DESCRIPTION OF THE TASK:
Reproduce every line of the material below, but drop the pictures.

╭──

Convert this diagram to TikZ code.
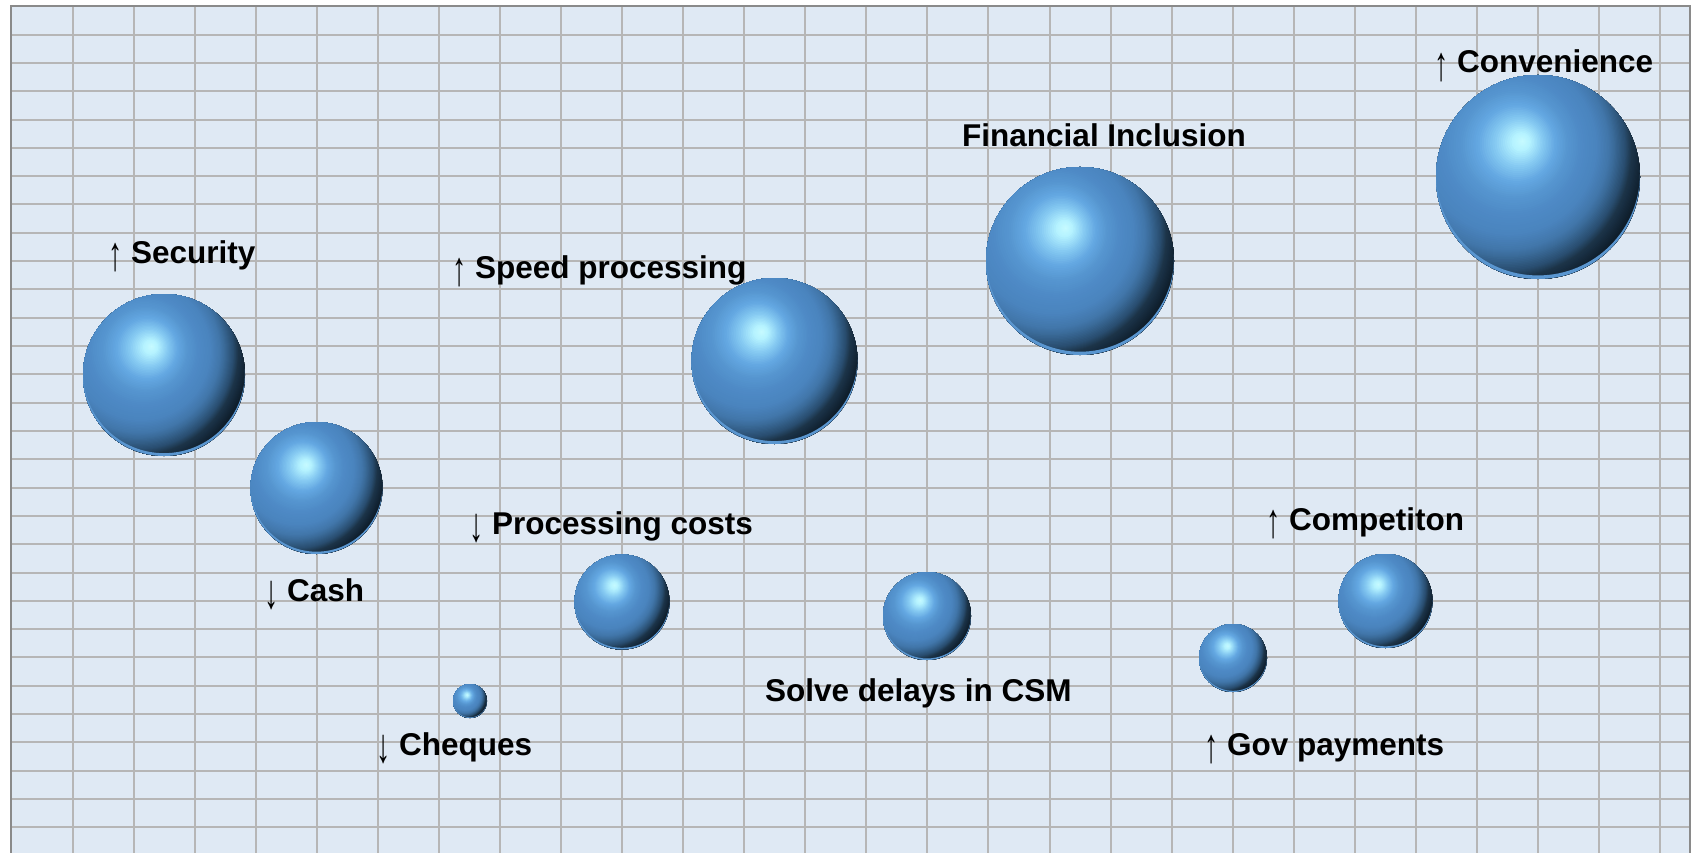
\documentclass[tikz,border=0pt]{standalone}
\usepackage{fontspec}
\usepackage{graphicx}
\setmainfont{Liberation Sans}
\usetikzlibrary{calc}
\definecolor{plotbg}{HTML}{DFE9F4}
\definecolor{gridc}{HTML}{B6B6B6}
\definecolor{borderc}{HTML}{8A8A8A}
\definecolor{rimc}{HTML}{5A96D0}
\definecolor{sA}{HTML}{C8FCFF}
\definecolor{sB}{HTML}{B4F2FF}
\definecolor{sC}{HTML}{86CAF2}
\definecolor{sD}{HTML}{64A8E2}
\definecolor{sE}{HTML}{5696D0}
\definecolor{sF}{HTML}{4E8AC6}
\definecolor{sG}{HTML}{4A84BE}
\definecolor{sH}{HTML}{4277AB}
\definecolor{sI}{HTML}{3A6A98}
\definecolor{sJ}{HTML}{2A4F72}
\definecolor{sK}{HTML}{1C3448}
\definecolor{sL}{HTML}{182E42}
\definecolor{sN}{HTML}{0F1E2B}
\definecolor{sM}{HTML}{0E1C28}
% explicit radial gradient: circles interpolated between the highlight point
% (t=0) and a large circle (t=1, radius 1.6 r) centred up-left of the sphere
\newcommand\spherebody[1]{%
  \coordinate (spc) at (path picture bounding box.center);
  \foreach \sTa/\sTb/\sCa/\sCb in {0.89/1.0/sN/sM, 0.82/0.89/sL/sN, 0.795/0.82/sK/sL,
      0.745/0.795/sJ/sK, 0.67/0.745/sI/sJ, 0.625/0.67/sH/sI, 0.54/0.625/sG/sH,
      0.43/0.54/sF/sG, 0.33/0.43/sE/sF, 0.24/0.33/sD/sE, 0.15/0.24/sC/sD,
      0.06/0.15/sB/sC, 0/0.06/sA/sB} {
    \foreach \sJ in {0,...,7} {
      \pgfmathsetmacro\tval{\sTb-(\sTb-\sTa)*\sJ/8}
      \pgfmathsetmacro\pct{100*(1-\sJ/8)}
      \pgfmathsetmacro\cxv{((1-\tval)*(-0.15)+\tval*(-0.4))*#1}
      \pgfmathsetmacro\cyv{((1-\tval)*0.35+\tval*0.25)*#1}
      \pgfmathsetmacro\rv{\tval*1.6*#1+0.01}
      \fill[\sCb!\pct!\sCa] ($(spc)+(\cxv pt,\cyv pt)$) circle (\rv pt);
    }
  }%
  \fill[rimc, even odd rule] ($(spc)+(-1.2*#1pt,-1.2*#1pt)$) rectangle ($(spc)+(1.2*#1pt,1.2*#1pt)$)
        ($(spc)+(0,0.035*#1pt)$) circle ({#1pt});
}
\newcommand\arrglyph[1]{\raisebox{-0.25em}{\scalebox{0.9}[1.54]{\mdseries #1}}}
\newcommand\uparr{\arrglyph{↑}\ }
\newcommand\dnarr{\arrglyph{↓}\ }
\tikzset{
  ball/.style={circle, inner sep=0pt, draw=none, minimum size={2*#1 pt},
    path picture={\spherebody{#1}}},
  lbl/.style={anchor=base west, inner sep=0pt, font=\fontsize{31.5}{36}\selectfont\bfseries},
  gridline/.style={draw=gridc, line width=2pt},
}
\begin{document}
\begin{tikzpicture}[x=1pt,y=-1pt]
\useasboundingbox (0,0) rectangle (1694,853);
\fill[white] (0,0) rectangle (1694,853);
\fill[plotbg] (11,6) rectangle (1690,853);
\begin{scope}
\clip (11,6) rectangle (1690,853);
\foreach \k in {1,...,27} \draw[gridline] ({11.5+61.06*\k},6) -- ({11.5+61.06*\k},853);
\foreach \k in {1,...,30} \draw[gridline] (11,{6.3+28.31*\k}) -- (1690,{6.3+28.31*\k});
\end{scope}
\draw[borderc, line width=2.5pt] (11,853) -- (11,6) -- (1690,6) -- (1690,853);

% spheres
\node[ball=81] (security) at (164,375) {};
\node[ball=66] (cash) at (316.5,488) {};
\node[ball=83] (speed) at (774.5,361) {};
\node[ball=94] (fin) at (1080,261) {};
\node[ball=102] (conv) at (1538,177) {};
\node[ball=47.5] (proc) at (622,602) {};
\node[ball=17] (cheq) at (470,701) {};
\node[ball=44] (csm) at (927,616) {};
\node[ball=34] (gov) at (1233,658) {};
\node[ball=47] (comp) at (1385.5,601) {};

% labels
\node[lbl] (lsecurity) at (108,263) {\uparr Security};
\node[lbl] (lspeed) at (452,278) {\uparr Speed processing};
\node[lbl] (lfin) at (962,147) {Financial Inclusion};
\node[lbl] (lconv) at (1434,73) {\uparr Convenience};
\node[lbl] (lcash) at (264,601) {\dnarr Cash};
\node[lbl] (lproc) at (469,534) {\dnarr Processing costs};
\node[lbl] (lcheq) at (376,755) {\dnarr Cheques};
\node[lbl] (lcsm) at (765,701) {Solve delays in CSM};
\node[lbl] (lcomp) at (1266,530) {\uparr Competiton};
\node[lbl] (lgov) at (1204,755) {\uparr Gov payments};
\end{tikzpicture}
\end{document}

╰──

ANSWER TO THIS PROBLEM:
Convert this diagram to TikZ code.
\documentclass[tikz,border=0pt]{standalone}
\usepackage{fontspec}
\usepackage{graphicx}
\setmainfont{Liberation Sans}
\usetikzlibrary{calc}
\definecolor{plotbg}{HTML}{DFE9F4}
\definecolor{gridc}{HTML}{B6B6B6}
\definecolor{borderc}{HTML}{8A8A8A}
\definecolor{rimc}{HTML}{5A96D0}
\definecolor{sA}{HTML}{C8FCFF}
\definecolor{sB}{HTML}{B4F2FF}
\definecolor{sC}{HTML}{86CAF2}
\definecolor{sD}{HTML}{64A8E2}
\definecolor{sE}{HTML}{5696D0}
\definecolor{sF}{HTML}{4E8AC6}
\definecolor{sG}{HTML}{4A84BE}
\definecolor{sH}{HTML}{4277AB}
\definecolor{sI}{HTML}{3A6A98}
\definecolor{sJ}{HTML}{2A4F72}
\definecolor{sK}{HTML}{1C3448}
\definecolor{sL}{HTML}{182E42}
\definecolor{sN}{HTML}{0F1E2B}
\definecolor{sM}{HTML}{0E1C28}
% explicit radial gradient: circles interpolated between the highlight point
% (t=0) and a large circle (t=1, radius 1.6 r) centred up-left of the sphere
\newcommand\spherebody[1]{%
  \coordinate (spc) at (path picture bounding box.center);
  \foreach \sTa/\sTb/\sCa/\sCb in {0.89/1.0/sN/sM, 0.82/0.89/sL/sN, 0.795/0.82/sK/sL,
      0.745/0.795/sJ/sK, 0.67/0.745/sI/sJ, 0.625/0.67/sH/sI, 0.54/0.625/sG/sH,
      0.43/0.54/sF/sG, 0.33/0.43/sE/sF, 0.24/0.33/sD/sE, 0.15/0.24/sC/sD,
      0.06/0.15/sB/sC, 0/0.06/sA/sB} {
    \foreach \sJ in {0,...,7} {
      \pgfmathsetmacro\tval{\sTb-(\sTb-\sTa)*\sJ/8}
      \pgfmathsetmacro\pct{100*(1-\sJ/8)}
      \pgfmathsetmacro\cxv{((1-\tval)*(-0.15)+\tval*(-0.4))*#1}
      \pgfmathsetmacro\cyv{((1-\tval)*0.35+\tval*0.25)*#1}
      \pgfmathsetmacro\rv{\tval*1.6*#1+0.01}
      \fill[\sCb!\pct!\sCa] ($(spc)+(\cxv pt,\cyv pt)$) circle (\rv pt);
    }
  }%
  \fill[rimc, even odd rule] ($(spc)+(-1.2*#1pt,-1.2*#1pt)$) rectangle ($(spc)+(1.2*#1pt,1.2*#1pt)$)
        ($(spc)+(0,0.035*#1pt)$) circle ({#1pt});
}
\newcommand\arrglyph[1]{\raisebox{-0.25em}{\scalebox{0.9}[1.54]{\mdseries #1}}}
\newcommand\uparr{\arrglyph{↑}\ }
\newcommand\dnarr{\arrglyph{↓}\ }
\tikzset{
  ball/.style={circle, inner sep=0pt, draw=none, minimum size={2*#1 pt},
    path picture={\spherebody{#1}}},
  lbl/.style={anchor=base west, inner sep=0pt, font=\fontsize{31.5}{36}\selectfont\bfseries},
  gridline/.style={draw=gridc, line width=2pt},
}
\begin{document}
\begin{tikzpicture}[x=1pt,y=-1pt]
\useasboundingbox (0,0) rectangle (1694,853);
\fill[white] (0,0) rectangle (1694,853);
\fill[plotbg] (11,6) rectangle (1690,853);
\begin{scope}
\clip (11,6) rectangle (1690,853);
\foreach \k in {1,...,27} \draw[gridline] ({11.5+61.06*\k},6) -- ({11.5+61.06*\k},853);
\foreach \k in {1,...,30} \draw[gridline] (11,{6.3+28.31*\k}) -- (1690,{6.3+28.31*\k});
\end{scope}
\draw[borderc, line width=2.5pt] (11,853) -- (11,6) -- (1690,6) -- (1690,853);

% spheres
\node[ball=81] (security) at (164,375) {};
\node[ball=66] (cash) at (316.5,488) {};
\node[ball=83] (speed) at (774.5,361) {};
\node[ball=94] (fin) at (1080,261) {};
\node[ball=102] (conv) at (1538,177) {};
\node[ball=47.5] (proc) at (622,602) {};
\node[ball=17] (cheq) at (470,701) {};
\node[ball=44] (csm) at (927,616) {};
\node[ball=34] (gov) at (1233,658) {};
\node[ball=47] (comp) at (1385.5,601) {};

% labels
\node[lbl] (lsecurity) at (108,263) {\uparr Security};
\node[lbl] (lspeed) at (452,278) {\uparr Speed processing};
\node[lbl] (lfin) at (962,147) {Financial Inclusion};
\node[lbl] (lconv) at (1434,73) {\uparr Convenience};
\node[lbl] (lcash) at (264,601) {\dnarr Cash};
\node[lbl] (lproc) at (469,534) {\dnarr Processing costs};
\node[lbl] (lcheq) at (376,755) {\dnarr Cheques};
\node[lbl] (lcsm) at (765,701) {Solve delays in CSM};
\node[lbl] (lcomp) at (1266,530) {\uparr Competiton};
\node[lbl] (lgov) at (1204,755) {\uparr Gov payments};
\end{tikzpicture}
\end{document}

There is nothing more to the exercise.